Church bells tolled throughout New York as the city marks the second anniversary of the September 11, 2001 attacks on the World Trade Center. New Yorkers are commemorating the victims of the attack with a quiet ceremony focusing on the families - especially the children - of the victims.

City officials say children are playing a primary role in this year's commemoration because they show that the spirit of the city lives on. Two hundred children who lost relatives in the attack are reading the names of the almost 3,000 dead and performing music throughout the solemn ceremony. Family members and a handful of officials are reading poems. New York Mayor Michael Bloomberg read from the poem The Names, by former poet laureate Billy Collins.

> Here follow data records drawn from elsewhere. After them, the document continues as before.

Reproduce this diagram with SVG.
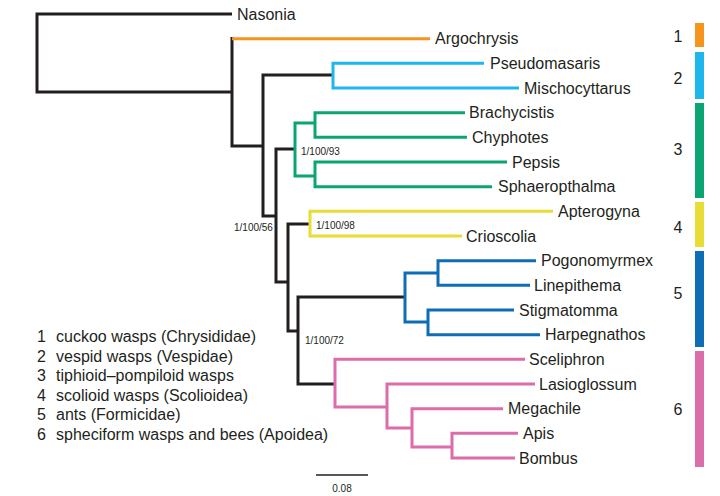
<svg xmlns="http://www.w3.org/2000/svg" width="720" height="496" viewBox="0 0 720 496">
<style>
text{font-family:"Liberation Sans",Arial,sans-serif;fill:#231F20}
.tip{font-size:16px}
.sup{font-size:10px}
.leg{font-size:16px}
.num{font-size:16px;text-anchor:middle}
path{fill:none;stroke-width:3;stroke-linejoin:miter;stroke-linecap:butt}
.k{stroke:#231F20}.o{stroke:#F7941E}.c{stroke:#1DB7EE}.g{stroke:#0BA574}.y{stroke:#E8DC37}.b{stroke:#0F6DB6}.p{stroke:#DC6CAA}
</style>
<rect width="720" height="496" fill="#fff"/>
<g id="connectors">
<path class="k" d="M232,14 H37 V92 H232"/>
<path class="k" d="M232,37 V146 H263"/>
<path class="o" d="M232,38.7 H430"/>
<path class="k" d="M333,75 H263 V216 H276"/>
<path class="c" d="M484,63.3 H333 V88 H519"/>
<path class="k" d="M295,149 H276 V282 H288"/>
<path class="g" d="M315,123 H295 V176 H315"/>
<path class="g" d="M465,112.7 H315 V137.3 H467"/>
<path class="g" d="M507,162 H315 V186.7 H492"/>
<path class="k" d="M310,224 H288 V331 H298"/>
<path class="y" d="M553,211.3 H310 V236 H462"/>
<path class="k" d="M405,297 H298 V384 H335"/>
<path class="b" d="M438,273 H405 V322 H428"/>
<path class="b" d="M536,260.7 H438 V285.3 H530"/>
<path class="b" d="M514,310 H428 V334.7 H540"/>
<path class="p" d="M525,359.3 H335 V407 H387"/>
<path class="p" d="M535,384 H387 V428 H412"/>
<path class="p" d="M503,408.7 H412 V447 H452"/>
<path class="p" d="M518,433.3 H452 V458 H515"/>
</g>
<g id="tips" class="tip">
<g id="Nasonia"><text class="tip" x="237" y="19.5">Nasonia</text></g>
<g id="Argochrysis"><text class="tip" x="435" y="44.2">Argochrysis</text></g>
<g id="Pseudomasaris"><text class="tip" x="490" y="68.8">Pseudomasaris</text></g>
<g id="Mischocyttarus"><text class="tip" x="524" y="93.5">Mischocyttarus</text></g>
<g id="Brachycistis"><text class="tip" x="469" y="118.2">Brachycistis</text></g>
<g id="Chyphotes"><text class="tip" x="472" y="142.8">Chyphotes</text></g>
<g id="Pepsis"><text class="tip" x="512" y="167.5">Pepsis</text></g>
<g id="Sphaeropthalma"><text class="tip" x="498" y="192.2">Sphaeropthalma</text></g>
<g id="Apterogyna"><text class="tip" x="558" y="216.8">Apterogyna</text></g>
<g id="Crioscolia"><text class="tip" x="466" y="241.5">Crioscolia</text></g>
<g id="Pogonomyrmex"><text class="tip" x="541" y="266.2">Pogonomyrmex</text></g>
<g id="Linepithema"><text class="tip" x="534" y="290.8">Linepithema</text></g>
<g id="Stigmatomma"><text class="tip" x="519" y="315.5">Stigmatomma</text></g>
<g id="Harpegnathos"><text class="tip" x="545" y="340.2">Harpegnathos</text></g>
<g id="Sceliphron"><text class="tip" x="529" y="364.8">Sceliphron</text></g>
<g id="Lasioglossum"><text class="tip" x="539" y="389.5">Lasioglossum</text></g>
<g id="Megachile"><text class="tip" x="508" y="414.2">Megachile</text></g>
<g id="Apis"><text class="tip" x="523" y="438.8">Apis</text></g>
<g id="Bombus"><text class="tip" x="519" y="463.5">Bombus</text></g>
</g>
<g id="support">
<text class="sup" x="301" y="155">1/100/93</text>
<text class="sup" x="316" y="229">1/100/98</text>
<text class="sup" x="234" y="231">1/100/56</text>
<text class="sup" x="305" y="344">1/100/72</text>
</g>
<g id="legend" class="leg">
<text class="leg" x="37" y="341.5">1</text><text class="leg" x="56" y="341.5">cuckoo wasps (Chrysididae)</text>
<text class="leg" x="37" y="361.5">2</text><text class="leg" x="56" y="361.5">vespid wasps (Vespidae)</text>
<text class="leg" x="37" y="381">3</text><text class="leg" x="56" y="381">tiphioid–pompiloid wasps</text>
<text class="leg" x="37" y="400.5">4</text><text class="leg" x="56" y="400.5">scolioid wasps (Scolioidea)</text>
<text class="leg" x="37" y="420">5</text><text class="leg" x="56" y="420">ants (Formicidae)</text>
<text class="leg" x="37" y="439.5">6</text><text class="leg" x="56" y="439.5">spheciform wasps and bees (Apoidea)</text>
</g>
<g id="scalebar">
<line x1="316" y1="475" x2="368" y2="475" stroke="#231F20" stroke-width="1.5"/>
<text class="sup" x="342" y="492" text-anchor="middle">0.08</text>
</g>
<g id="groups">
<g id="group1"><rect x="695" y="23" width="9" height="24" fill="#F7941E"/><text class="num" x="678" y="41.5">1</text></g>
<g id="group2"><rect x="695" y="52" width="9" height="47" fill="#1DB7EE"/><text class="num" x="678" y="83.5">2</text></g>
<g id="group3"><rect x="695" y="103" width="9" height="95" fill="#0BA574"/><text class="num" x="678" y="154.5">3</text></g>
<g id="group4"><rect x="695" y="202" width="9" height="45" fill="#E8DC37"/><text class="num" x="678" y="232.5">4</text></g>
<g id="group5"><rect x="695" y="251" width="9" height="96" fill="#0F6DB6"/><text class="num" x="678" y="298.5">5</text></g>
<g id="group6"><rect x="695" y="351" width="9" height="116" fill="#DC6CAA"/><text class="num" x="678" y="414.5">6</text></g>
</g>
</svg>
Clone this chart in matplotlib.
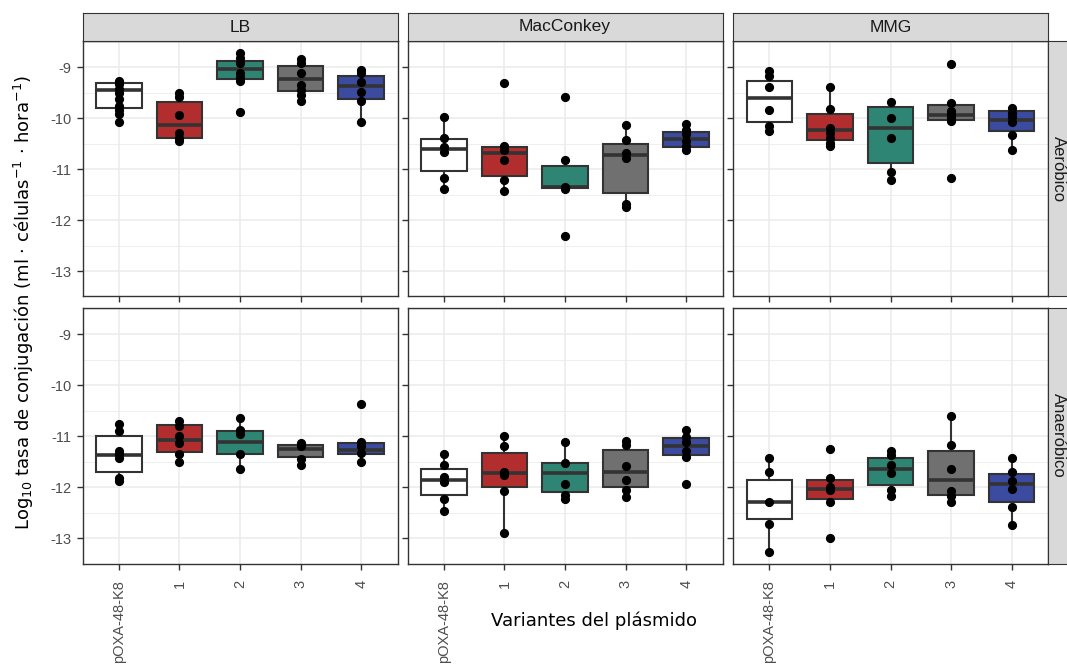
import numpy as np
import matplotlib
matplotlib.use("Agg")
import matplotlib.pyplot as plt

# plasmid variants (x categories) and fill colours
variants = ['pOXA-48-K8', '1', '2', '3', '4']
fills = ['#FFFFFF', '#B22E2E', '#2F8573', '#707070', '#3B4BA0']
media = ['LB', 'MacConkey', 'MMG']
conditions = ['Aeróbico', 'Anaeróbico']

# box stats per variant: (whislo, q1, med, q3, whishi)
lb_aer_box = [(-10.08, -9.80, -9.45, -9.32, -9.27), (-10.45, -10.39, -10.13, -9.68, -9.51),
              (-9.27, -9.23, -9.03, -8.88, -8.72), (-9.66, -9.48, -9.24, -8.98, -8.85),
              (-10.08, -9.62, -9.38, -9.17, -9.06)]
mac_aer_box = [(-11.40, -11.04, -10.60, -10.42, -9.99), (-11.43, -11.14, -10.69, -10.56, -10.54),
               (-11.40, -11.38, -11.36, -10.95, -10.82), (-11.75, -11.48, -10.73, -10.51, -10.14),
               (-10.62, -10.56, -10.42, -10.27, -10.12)]
mmg_aer_box = [(-10.25, -10.07, -9.61, -9.27, -9.07), (-10.55, -10.44, -10.24, -9.92, -9.39),
               (-11.21, -10.89, -10.20, -9.79, -9.68), (-10.05, -10.03, -9.95, -9.75, -9.71),
               (-10.63, -10.25, -10.03, -9.87, -9.80)]
lb_ana_box = [(-11.88, -11.71, -11.37, -11.00, -10.76), (-11.50, -11.32, -11.07, -10.79, -10.70),
              (-11.64, -11.35, -11.11, -10.90, -10.65), (-11.56, -11.41, -11.25, -11.18, -11.14),
              (-11.51, -11.35, -11.27, -11.14, -11.11)]
mac_ana_box = [(-12.47, -12.16, -11.87, -11.64, -11.35), (-12.91, -12.00, -11.73, -11.33, -11.00),
               (-12.24, -12.09, -11.73, -11.53, -11.12), (-12.20, -12.00, -11.71, -11.27, -11.09),
               (-11.41, -11.38, -11.19, -11.04, -10.88)]
mmg_ana_box = [(-13.28, -12.62, -12.30, -11.87, -11.44), (-12.30, -12.24, -12.03, -11.87, -11.82),
               (-12.18, -11.97, -11.64, -11.44, -11.30), (-12.30, -12.16, -11.87, -11.29, -10.61),
               (-12.75, -12.30, -11.94, -11.74, -11.43)]

# individual replicate values per variant
lb_aer_pts = [[-9.27, -9.34, -9.43, -9.51, -9.63, -9.76, -9.85, -9.93, -10.08],
              [-9.51, -9.59, -9.95, -10.29, -10.39, -10.45],
              [-8.72, -8.83, -8.92, -9.12, -9.19, -9.27, -9.88],
              [-8.85, -8.92, -9.12, -9.35, -9.45, -9.55, -9.66],
              [-9.06, -9.12, -9.29, -9.49, -9.66, -10.08]]
mac_aer_pts = [[-9.99, -10.39, -10.57, -10.67, -11.17, -11.40],
               [-9.31, -10.54, -10.62, -10.82, -11.22, -11.43],
               [-9.59, -10.82, -11.36, -11.40, -12.32],
               [-10.14, -10.44, -10.68, -10.79, -11.69, -11.75],
               [-10.12, -10.23, -10.32, -10.45, -10.54, -10.62]]
mmg_aer_pts = [[-9.07, -9.17, -9.39, -9.85, -10.15, -10.25],
               [-9.39, -9.82, -10.20, -10.29, -10.39, -10.49, -10.55],
               [-9.68, -10.00, -10.39, -11.06, -11.21],
               [-8.94, -9.71, -9.87, -9.93, -9.98, -10.05, -11.18],
               [-9.80, -9.90, -9.98, -10.07, -10.33, -10.63]]
lb_ana_pts = [[-10.76, -10.90, -11.29, -11.35, -11.43, -11.82, -11.88],
              [-10.70, -10.81, -11.00, -11.14, -11.35, -11.50],
              [-10.65, -10.88, -10.96, -11.35, -11.64],
              [-11.14, -11.20, -11.46, -11.56],
              [-10.38, -11.11, -11.20, -11.33, -11.51]]
mac_ana_pts = [[-11.35, -11.57, -11.81, -11.90, -12.24, -12.47],
               [-11.00, -11.20, -11.71, -11.77, -12.07, -12.91],
               [-11.12, -11.53, -11.95, -12.16, -12.24],
               [-11.09, -11.17, -11.58, -11.87, -12.05, -12.20],
               [-10.88, -11.01, -11.11, -11.30, -11.41, -11.94]]
mmg_ana_pts = [[-11.44, -11.71, -12.30, -12.73, -13.28],
               [-11.25, -11.82, -12.00, -12.06, -12.30, -13.00],
               [-11.30, -11.38, -11.57, -11.72, -12.05, -12.18],
               [-10.61, -11.17, -11.64, -12.08, -12.18, -12.30],
               [-11.43, -11.70, -11.88, -12.03, -12.40, -12.75]]

boxes = [[lb_aer_box, mac_aer_box, mmg_aer_box], [lb_ana_box, mac_ana_box, mmg_ana_box]]
points = [[lb_aer_pts, mac_aer_pts, mmg_aer_pts], [lb_ana_pts, mac_ana_pts, mmg_ana_pts]]

W, H = 1067, 667
fig = plt.figure(figsize=(W / 100, H / 100), dpi=100)

edge = '#333333'
tick_font = 'Liberation Sans'
col_left = [82.5, 407.5, 733]
panel_w = 315
row_top = [41, 308]
panel_h = 255.5
strip_h = 28


def px_axes(x0, y0, w, h, **kw):
    # place axes using pixel coordinates measured from the top-left corner
    return fig.add_axes([x0 / W, 1 - (y0 + h) / H, w / W, h / H], **kw)


for r in range(2):
    for c in range(3):
        ax = px_axes(col_left[c], row_top[r], panel_w, panel_h)
        stats = []
        for b in boxes[r][c]:
            stats.append(dict(whislo=b[0], q1=b[1], med=b[2], q3=b[3], whishi=b[4], fliers=[]))
        bp = ax.bxp(stats, positions=np.arange(1, 6), widths=0.75, patch_artist=True,
                    showcaps=False, showfliers=False,
                    boxprops=dict(edgecolor=edge, linewidth=1.5),
                    medianprops=dict(color=edge, linewidth=2.6, solid_capstyle='butt'),
                    whiskerprops=dict(color=edge, linewidth=1.5))
        for patch, fc in zip(bp['boxes'], fills):
            patch.set_facecolor(fc)
        for i, vals in enumerate(points[r][c]):
            ax.plot([i + 1] * len(vals), vals, 'o', color='black', ms=5.6, zorder=5)

        ax.set_xlim(0.4, 5.6)
        ax.set_ylim(-13.49, -8.49)
        ax.set_yticks([-13, -12, -11, -10, -9])
        ax.set_yticks(np.arange(-13.5, -8.4, 0.5), minor=True)
        ax.set_xticks(np.arange(1, 6))
        ax.grid(True, which='major', color='#EBEBEB', linewidth=1.1, zorder=0)
        ax.grid(True, which='minor', axis='y', color='#EBEBEB', linewidth=0.55, zorder=0)
        ax.set_axisbelow(True)
        ax.tick_params(which='minor', length=0)
        ax.tick_params(which='major', length=4, width=1, color=edge, colors='#4D4D4D',
                       labelsize=10.5)
        for s in ax.spines.values():
            s.set_color(edge)
            s.set_linewidth(1)

        if c == 0:
            ax.set_yticklabels(['-13', '-12', '-11', '-10', '-9'], fontname=tick_font)
            ax.tick_params(axis='y', pad=4)
        else:
            ax.set_yticklabels([])
        if r == 1:
            ax.set_xticklabels(variants, rotation=90, ha='center', va='top', fontname=tick_font)
            ax.tick_params(axis='x', pad=8)
        else:
            ax.set_xticklabels([])

# strips on top
for c in range(3):
    sa = px_axes(col_left[c], row_top[0] - strip_h, panel_w, strip_h, facecolor='#D9D9D9')
    sa.set_xticks([])
    sa.set_yticks([])
    for s in sa.spines.values():
        s.set_color(edge)
    sa.text(0.5, 0.5, media[c], ha='center', va='center', fontsize=12.5,
            fontname=tick_font, color='#1A1A1A', transform=sa.transAxes)

# strips on the right (running off the canvas edge like the reference)
strip_x = col_left[2] + panel_w
for r in range(2):
    sa = px_axes(strip_x, row_top[r], strip_h, panel_h, facecolor='#D9D9D9')
    sa.set_xticks([])
    sa.set_yticks([])
    for s in sa.spines.values():
        s.set_color(edge)
    fig.text((strip_x + 10) / W, 1 - (row_top[r] + panel_h / 2) / H, conditions[r],
             ha='center', va='center', fontsize=12, rotation=-90,
             fontname=tick_font, color='#1A1A1A')

fig.text(594 / W, 1 - 621 / H, 'Variantes del plásmido', ha='center', va='center',
         fontsize=13, family='DejaVu Sans')
fig.text(24 / W, 1 - 302 / H,
         r'Log$_{10}$ tasa de conjugación (ml · células$^{-1}$ · hora$^{-1}$)',
         ha='center', va='center', rotation=90, fontsize=13, family='DejaVu Sans')

fig.savefig('out.png', dpi=100)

"Names etched on the head of a pin, one name spanning a bridge, another undergoing a tunnel. A blue name needled into the skin. Names of citizens, workers, others and fathers. The bright-eyed daughter. The quick son. Alphabet of names in a green field. Names wheeled into the dim warehouse of memory. So many names there is barely room on the walls of the heart," read Mayor Bloomberg.

As they did last year, victims' families are slowly making their way down a ramp to the lowest level of the once mighty Twin Towers of the World Trade Center, placing flowers in a pool of water on the ground that holds the remains of loved ones.

The ceremony began in silence, pausing four times to mark the moments when the hijacked airliners slammed into the two towers and the time when each building collapsed.

Honor guards representing police and firefighters and representatives of the victim's families are participating in the official ceremony.

This year, many families members are not attending the ceremony. Instead, they are taking part in private ceremonies being held across the city, its suburbs and New Jersey.